Source material |
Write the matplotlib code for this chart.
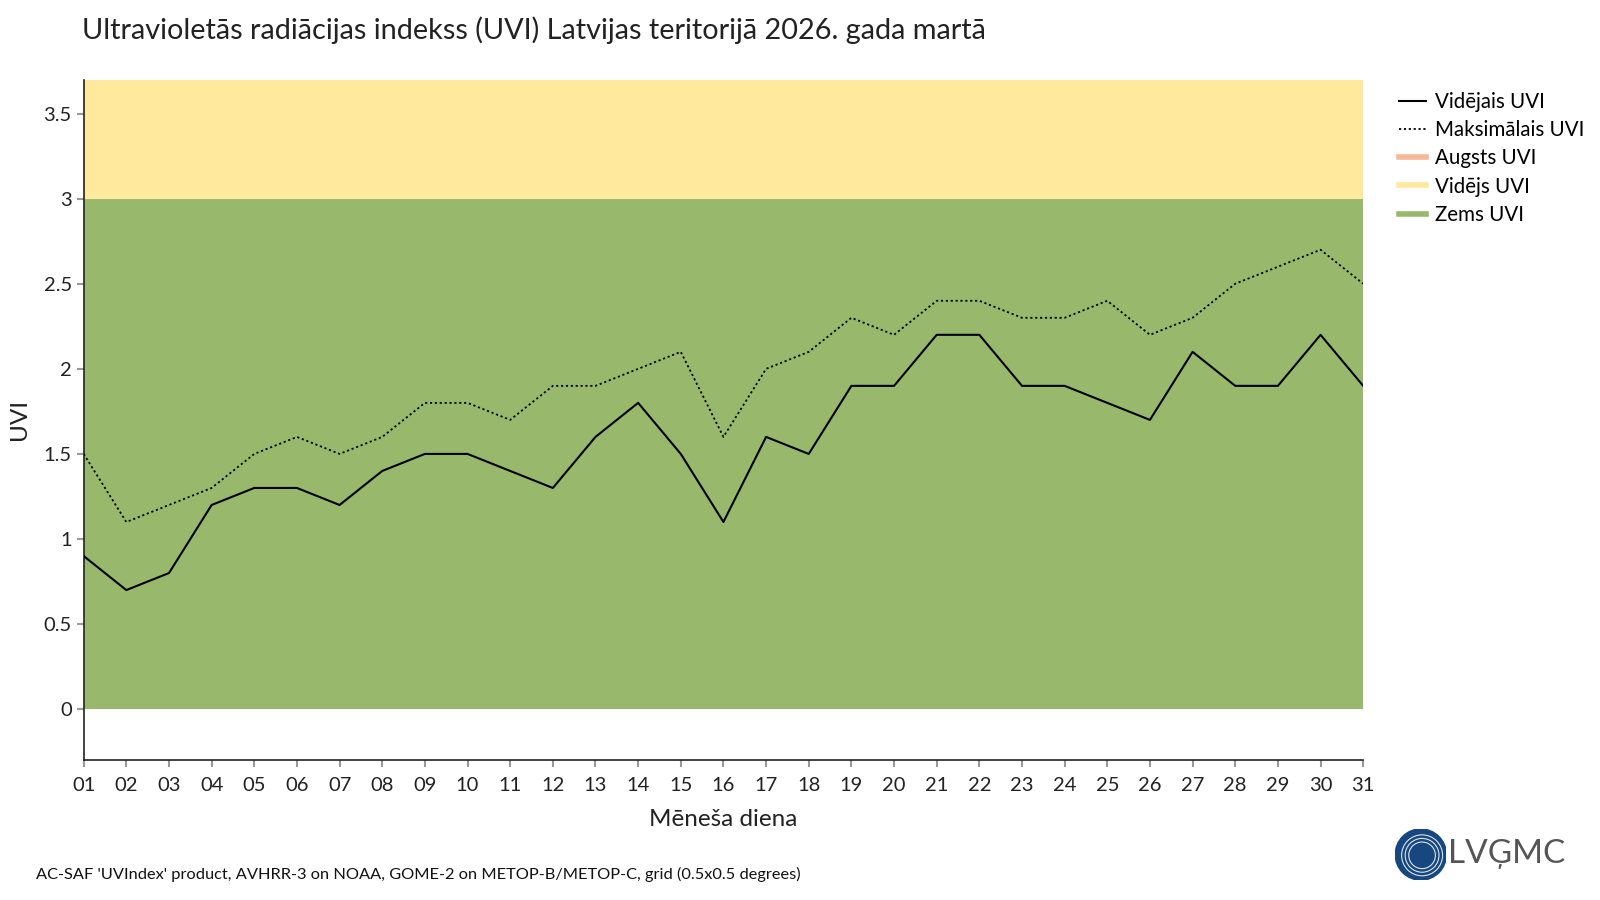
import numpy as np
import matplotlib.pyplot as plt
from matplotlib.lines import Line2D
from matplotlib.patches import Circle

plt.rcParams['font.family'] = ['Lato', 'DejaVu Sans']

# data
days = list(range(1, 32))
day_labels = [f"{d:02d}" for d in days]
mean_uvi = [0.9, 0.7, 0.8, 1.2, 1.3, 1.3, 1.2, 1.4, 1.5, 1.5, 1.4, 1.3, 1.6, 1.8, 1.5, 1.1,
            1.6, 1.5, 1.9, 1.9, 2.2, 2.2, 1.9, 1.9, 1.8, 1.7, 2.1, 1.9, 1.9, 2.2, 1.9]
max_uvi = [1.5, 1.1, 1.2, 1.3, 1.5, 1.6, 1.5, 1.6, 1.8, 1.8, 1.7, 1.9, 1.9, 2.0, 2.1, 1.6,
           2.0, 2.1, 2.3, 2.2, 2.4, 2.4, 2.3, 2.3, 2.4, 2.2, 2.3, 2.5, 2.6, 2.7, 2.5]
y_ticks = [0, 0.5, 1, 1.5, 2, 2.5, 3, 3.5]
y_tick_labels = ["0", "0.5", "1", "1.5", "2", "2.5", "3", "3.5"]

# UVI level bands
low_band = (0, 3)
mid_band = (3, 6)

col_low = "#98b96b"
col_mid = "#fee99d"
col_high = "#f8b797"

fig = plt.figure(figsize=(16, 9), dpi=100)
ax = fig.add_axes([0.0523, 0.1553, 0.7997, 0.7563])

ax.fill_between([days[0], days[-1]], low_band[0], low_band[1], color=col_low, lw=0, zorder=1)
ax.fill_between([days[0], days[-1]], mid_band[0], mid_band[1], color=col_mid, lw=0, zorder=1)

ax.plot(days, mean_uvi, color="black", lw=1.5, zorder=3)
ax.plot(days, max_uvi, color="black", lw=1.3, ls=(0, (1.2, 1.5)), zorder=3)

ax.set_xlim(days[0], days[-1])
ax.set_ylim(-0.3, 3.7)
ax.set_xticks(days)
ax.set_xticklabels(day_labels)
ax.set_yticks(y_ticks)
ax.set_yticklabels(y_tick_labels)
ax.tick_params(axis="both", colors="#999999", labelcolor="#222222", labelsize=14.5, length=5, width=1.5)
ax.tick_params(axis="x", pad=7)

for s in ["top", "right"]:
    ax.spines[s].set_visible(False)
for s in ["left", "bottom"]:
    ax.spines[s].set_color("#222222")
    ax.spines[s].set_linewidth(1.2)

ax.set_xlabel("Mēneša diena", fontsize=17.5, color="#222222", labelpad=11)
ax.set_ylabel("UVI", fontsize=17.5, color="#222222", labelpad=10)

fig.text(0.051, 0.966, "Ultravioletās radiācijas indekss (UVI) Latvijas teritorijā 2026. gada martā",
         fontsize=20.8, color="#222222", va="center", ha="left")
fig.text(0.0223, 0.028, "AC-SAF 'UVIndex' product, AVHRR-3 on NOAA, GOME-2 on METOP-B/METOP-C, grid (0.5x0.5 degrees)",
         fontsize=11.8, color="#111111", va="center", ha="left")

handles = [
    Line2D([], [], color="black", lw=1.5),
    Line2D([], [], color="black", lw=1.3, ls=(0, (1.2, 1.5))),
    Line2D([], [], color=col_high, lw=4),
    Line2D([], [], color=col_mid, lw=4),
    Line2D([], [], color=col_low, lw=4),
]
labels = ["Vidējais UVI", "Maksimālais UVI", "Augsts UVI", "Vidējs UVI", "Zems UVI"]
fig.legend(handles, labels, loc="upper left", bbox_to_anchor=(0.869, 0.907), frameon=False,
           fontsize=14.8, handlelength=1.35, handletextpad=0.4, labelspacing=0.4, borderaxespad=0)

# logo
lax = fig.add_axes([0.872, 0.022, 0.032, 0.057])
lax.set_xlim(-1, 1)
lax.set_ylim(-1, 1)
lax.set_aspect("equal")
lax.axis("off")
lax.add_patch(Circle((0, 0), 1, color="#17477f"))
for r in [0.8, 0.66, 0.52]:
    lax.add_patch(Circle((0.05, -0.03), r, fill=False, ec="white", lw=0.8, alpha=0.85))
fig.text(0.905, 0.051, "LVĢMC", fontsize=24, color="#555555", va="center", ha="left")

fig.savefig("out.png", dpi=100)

Work to be completed |
Without the pictures, write out the whole listing above exactly as it appears.

Response |
Write the matplotlib code for this chart.
import numpy as np
import matplotlib.pyplot as plt
from matplotlib.lines import Line2D
from matplotlib.patches import Circle

plt.rcParams['font.family'] = ['Lato', 'DejaVu Sans']

# data
days = list(range(1, 32))
day_labels = [f"{d:02d}" for d in days]
mean_uvi = [0.9, 0.7, 0.8, 1.2, 1.3, 1.3, 1.2, 1.4, 1.5, 1.5, 1.4, 1.3, 1.6, 1.8, 1.5, 1.1,
            1.6, 1.5, 1.9, 1.9, 2.2, 2.2, 1.9, 1.9, 1.8, 1.7, 2.1, 1.9, 1.9, 2.2, 1.9]
max_uvi = [1.5, 1.1, 1.2, 1.3, 1.5, 1.6, 1.5, 1.6, 1.8, 1.8, 1.7, 1.9, 1.9, 2.0, 2.1, 1.6,
           2.0, 2.1, 2.3, 2.2, 2.4, 2.4, 2.3, 2.3, 2.4, 2.2, 2.3, 2.5, 2.6, 2.7, 2.5]
y_ticks = [0, 0.5, 1, 1.5, 2, 2.5, 3, 3.5]
y_tick_labels = ["0", "0.5", "1", "1.5", "2", "2.5", "3", "3.5"]

# UVI level bands
low_band = (0, 3)
mid_band = (3, 6)

col_low = "#98b96b"
col_mid = "#fee99d"
col_high = "#f8b797"

fig = plt.figure(figsize=(16, 9), dpi=100)
ax = fig.add_axes([0.0523, 0.1553, 0.7997, 0.7563])

ax.fill_between([days[0], days[-1]], low_band[0], low_band[1], color=col_low, lw=0, zorder=1)
ax.fill_between([days[0], days[-1]], mid_band[0], mid_band[1], color=col_mid, lw=0, zorder=1)

ax.plot(days, mean_uvi, color="black", lw=1.5, zorder=3)
ax.plot(days, max_uvi, color="black", lw=1.3, ls=(0, (1.2, 1.5)), zorder=3)

ax.set_xlim(days[0], days[-1])
ax.set_ylim(-0.3, 3.7)
ax.set_xticks(days)
ax.set_xticklabels(day_labels)
ax.set_yticks(y_ticks)
ax.set_yticklabels(y_tick_labels)
ax.tick_params(axis="both", colors="#999999", labelcolor="#222222", labelsize=14.5, length=5, width=1.5)
ax.tick_params(axis="x", pad=7)

for s in ["top", "right"]:
    ax.spines[s].set_visible(False)
for s in ["left", "bottom"]:
    ax.spines[s].set_color("#222222")
    ax.spines[s].set_linewidth(1.2)

ax.set_xlabel("Mēneša diena", fontsize=17.5, color="#222222", labelpad=11)
ax.set_ylabel("UVI", fontsize=17.5, color="#222222", labelpad=10)

fig.text(0.051, 0.966, "Ultravioletās radiācijas indekss (UVI) Latvijas teritorijā 2026. gada martā",
         fontsize=20.8, color="#222222", va="center", ha="left")
fig.text(0.0223, 0.028, "AC-SAF 'UVIndex' product, AVHRR-3 on NOAA, GOME-2 on METOP-B/METOP-C, grid (0.5x0.5 degrees)",
         fontsize=11.8, color="#111111", va="center", ha="left")

handles = [
    Line2D([], [], color="black", lw=1.5),
    Line2D([], [], color="black", lw=1.3, ls=(0, (1.2, 1.5))),
    Line2D([], [], color=col_high, lw=4),
    Line2D([], [], color=col_mid, lw=4),
    Line2D([], [], color=col_low, lw=4),
]
labels = ["Vidējais UVI", "Maksimālais UVI", "Augsts UVI", "Vidējs UVI", "Zems UVI"]
fig.legend(handles, labels, loc="upper left", bbox_to_anchor=(0.869, 0.907), frameon=False,
           fontsize=14.8, handlelength=1.35, handletextpad=0.4, labelspacing=0.4, borderaxespad=0)

# logo
lax = fig.add_axes([0.872, 0.022, 0.032, 0.057])
lax.set_xlim(-1, 1)
lax.set_ylim(-1, 1)
lax.set_aspect("equal")
lax.axis("off")
lax.add_patch(Circle((0, 0), 1, color="#17477f"))
for r in [0.8, 0.66, 0.52]:
    lax.add_patch(Circle((0.05, -0.03), r, fill=False, ec="white", lw=0.8, alpha=0.85))
fig.text(0.905, 0.051, "LVĢMC", fontsize=24, color="#555555", va="center", ha="left")

fig.savefig("out.png", dpi=100)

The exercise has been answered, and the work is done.